SMOKE FAIRIES – Carried In Sound (Year Seven Records)

Carried In SoundSmoke Fairies’ new album, Carried In Sound, sings with a narcotic lure of velvet history and wine-sipped conversation. There’s a mythical Siren song, a psych echo, a Medieval candle lit choral, an edgy solace, and a vital twist to ancient braided folk tunes lit in the always Home-Fired Anthems Of Eden, all the way from their native Chichester.

To the novitiate: Smoke Fairies are Katherine Blamire and Jessica Davies. They make a magical folk music that flickers like a votive candle “through low light and trees”. This is their first album since Darkness Brings The Wonder Home. And Carried In Sound continues with dual-voiced acoustic and electric guitar elixir that avoids the pop world’s river surface flow; but rather, finds its melodies in the dark under currents where deep secretive urges battle dense gravity. Their music awaits the patient folk fisherman.

My friend, Kilda Defnut, says, “This music sings with a Macbeth’s melody of a ‘root of hemlock digg’d I’ the dark’”, and, perhaps, ‘slips of yew’ that are ‘Silvered in the moon’s eclipse’”.

Indeed, let’s just agree, and say this music has a “charm” that “is firm and good”.

The first song, ‘Vague Ideas’, is a dark hymn, with spiked guitar and a spectral vocal. And there’s a stained glass haloed chorus. The tune’s a soundtrack to any much belated wooden-benched confession.

Then, ‘Vanishing Line’ stills the stigmata and floats with heavenly harmonies. Once again, the vocals sing with sublime thoughts. Perhaps, the Medieval Babes also touched this sacred nerve.
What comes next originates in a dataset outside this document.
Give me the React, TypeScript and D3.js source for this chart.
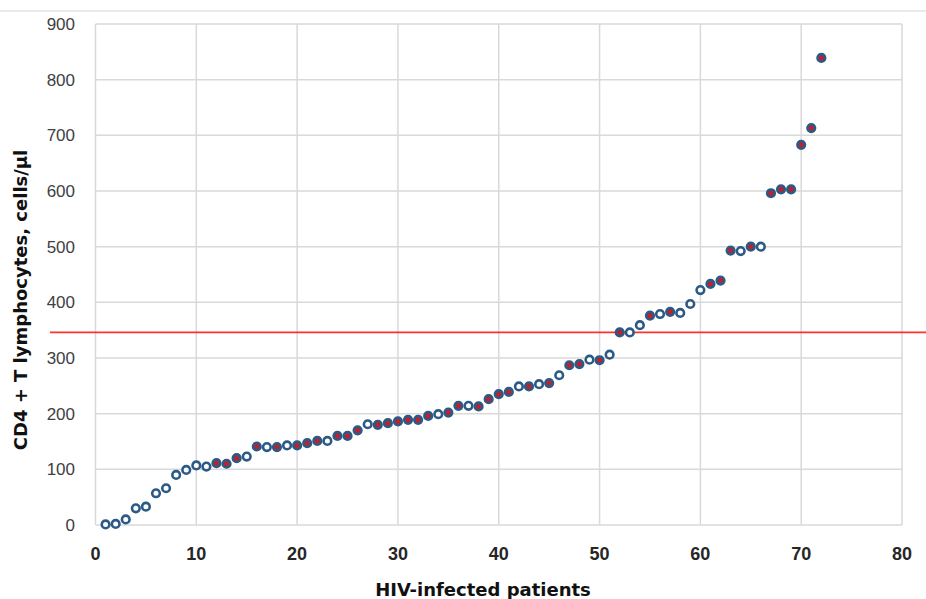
// App.tsx

import React, { useRef, useEffect } from "react";
import * as d3 from "d3";

// CD4+ count for each patient (patients 1..72, sorted)
const cd4Values = [
  1, 2, 10, 30, 33, 57, 66, 90, 99, 107, 105, 111, 110, 120, 123, 141, 140, 140,
  143, 143, 147, 151, 151, 160, 160, 170, 181, 180, 183, 186, 189, 189, 196, 199,
  202, 214, 214, 213, 226, 235, 239, 249, 249, 253, 255, 269, 287, 289, 297, 296,
  306, 346, 346, 359, 376, 379, 383, 381, 397, 422, 433, 439, 493, 492, 500, 500,
  596, 603, 603, 683, 713, 839,
];

// patients whose marker is filled red
const redPatients = [
  12, 13, 14, 16, 18, 20, 21, 22, 24, 25, 26, 28, 29, 30, 31, 32, 33, 35, 36, 38,
  39, 40, 41, 43, 45, 47, 48, 50, 52, 55, 57, 61, 62, 63, 65, 67, 68, 69, 70, 71,
  72,
];

const xTicks = [0, 10, 20, 30, 40, 50, 60, 70, 80];
const yTicks = [0, 100, 200, 300, 400, 500, 600, 700, 800, 900];
const threshold = 346;

const App: React.FC = () => {
  const ref = useRef<SVGSVGElement | null>(null);

  useEffect(() => {
    const svg = d3.select(ref.current);
    svg.selectAll("*").remove();

    const W = 926;
    const H = 599;
    const left = 95.5;
    const right = 902;
    const top = 24;
    const bottom = 525;

    const x = d3.scaleLinear().domain([0, 80]).range([left, right]);
    const y = d3.scaleLinear().domain([0, 900]).range([bottom, top]);

    svg.append("rect").attr("width", W).attr("height", H).attr("fill", "#fff");

    // thin frame line at the top of the picture
    svg
      .append("line")
      .attr("x1", 0)
      .attr("x2", W)
      .attr("y1", 11)
      .attr("y2", 11)
      .attr("stroke", "#e3e3e3")
      .attr("stroke-width", 1.5);

    const grid = svg.append("g");
    grid
      .selectAll(".hg")
      .data(yTicks)
      .enter()
      .append("line")
      .attr("x1", left)
      .attr("x2", right)
      .attr("y1", d => y(d))
      .attr("y2", d => y(d))
      .attr("stroke", "#d9d9d9")
      .attr("stroke-width", 1.5);
    grid
      .selectAll(".vg")
      .data(xTicks)
      .enter()
      .append("line")
      .attr("x1", d => x(d))
      .attr("x2", d => x(d))
      .attr("y1", top)
      .attr("y2", bottom)
      .attr("stroke", "#d9d9d9")
      .attr("stroke-width", 1.5);

    // y tick labels
    svg
      .append("g")
      .selectAll("text")
      .data(yTicks)
      .enter()
      .append("text")
      .attr("x", 75)
      .attr("y", d => y(d) + 6)
      .attr("text-anchor", "end")
      .attr("font-family", "Liberation Sans, Arial, sans-serif")
      .attr("font-size", 17)
      .attr("fill", "#404040")
      .text(d => d);

    // x tick labels
    svg
      .append("g")
      .selectAll("text")
      .data(xTicks)
      .enter()
      .append("text")
      .attr("x", d => x(d))
      .attr("y", 559.5)
      .attr("text-anchor", "middle")
      .attr("font-family", "Liberation Sans, Arial, sans-serif")
      .attr("font-weight", "bold")
      .attr("font-size", 18)
      .attr("fill", "#262626")
      .text(d => d);

    svg
      .append("text")
      .attr("x", 483)
      .attr("y", 596)
      .attr("text-anchor", "middle")
      .attr("font-family", "DejaVu Sans, sans-serif")
      .attr("font-weight", "bold")
      .attr("font-size", 18)
      .attr("fill", "#111")
      .text("HIV-infected patients");

    svg
      .append("text")
      .attr("transform", "translate(27, 300) rotate(-90)")
      .attr("text-anchor", "middle")
      .attr("font-family", "DejaVu Sans, sans-serif")
      .attr("font-weight", "bold")
      .attr("font-size", 18)
      .attr("fill", "#111")
      .text("CD4 + T lymphocytes, cells/µl");

    // threshold line
    svg
      .append("line")
      .attr("x1", 50)
      .attr("x2", W)
      .attr("y1", y(threshold))
      .attr("y2", y(threshold))
      .attr("stroke", "#ff1a1a")
      .attr("stroke-opacity", 0.9)
      .attr("stroke-width", 1.6);

    const data = cd4Values.map((v, i) => ({ patient: i + 1, value: v }));
    const reds = new Set(redPatients);

    svg
      .append("g")
      .selectAll("circle")
      .data(data)
      .enter()
      .append("circle")
      .attr("cx", d => x(d.patient))
      .attr("cy", d => y(d.value))
      .attr("r", 3.8)
      .attr("fill", d => (reds.has(d.patient) ? "#c0202a" : "#fff"))
      .attr("stroke", "#2c5a86")
      .attr("stroke-width", 2.6);
  }, []);

  return (
    <svg
      ref={ref}
      width="926"
      height="599"
      style={{ position: "absolute", left: 0, top: 0, display: "block" }}
    />
  );
};

export default App;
Ahh – the title tune, ‘Carried In Sound’, prods even further with a pulsed throb in the depth of any deep river’s melody. This song is thick that velvet wine conversation. Two ideas: There’s a definite Kate Bush aura. That’s a huge compliment. And, oddly enough, these Smoke Fairies conjure a Southern blues seasoning that’s tossed that into their musical cauldron. To be fair, don’t expect the slide guitar of Mississippi Fred McDowell and another retread of ‘Baby Please Don’t Go’, but any Smoke Fairie, while taking one of those popular genealogy tests, would probably find a Hoodoo or two in a long list of spooky musical descendants.

The instrumentation, as with all Smoke Fairies albums, is kept to a tough minimum. ‘There Was A Hope’ is piano graced with a tender vocal and huge sainted harmonies. And ‘Seek It With Me’ continues the simplicity with guitar and more glorious vocals that inhabit desirous love, yet are fraught with captive secrets. This song drips with patient “charm” that continues to be “firm and good”. As an add-on, an instrumental version of the tune is added to the end of the album.

Then, ‘Perseus’, too, plays a piano hand with emotive vocals. The same is true for the ephemeral ‘Part Of It All’, which has (of all things!) a dreamy slow-danced rock ‘n’ roll strolled under the evening stars wonder, when time, somehow, manages to stop for a moment. Then, ‘2022’ is dense with drama, as the song quietly explodes with a yearning plea for lost love forgiveness.

By the way (and it’s just an idea), but Smoke Fairies’ music aches with a labyrinth-searched ‘Grecian Urn Ode’ credo of “Beauty is truth, and of course, “truth” is “beauty”.

That said, ‘Sticks And Stones’, in contrast (but equally nice!), is a strummed heartbeat, with a delicate electric guitar solo, percussion, and vocals that roam with a soulful dark terra firma thought of the human heart.

The final song, ‘Come To Mind’, simply places a soft exclamation point to an album filled with thoughtful melodies, celestial vocals, a Siren song here and there, Medieval candled cathedral shadows, with deep river thoughts to water a psych seed that ebbs into the edgy solace of age old Anthems still growing in the grooves of an “Eden” that is “Silveredwith the magical beauty amid the eternal melody in the mythical narcotic deep river lure that flows under the mood of any “moon’s eclipse’”.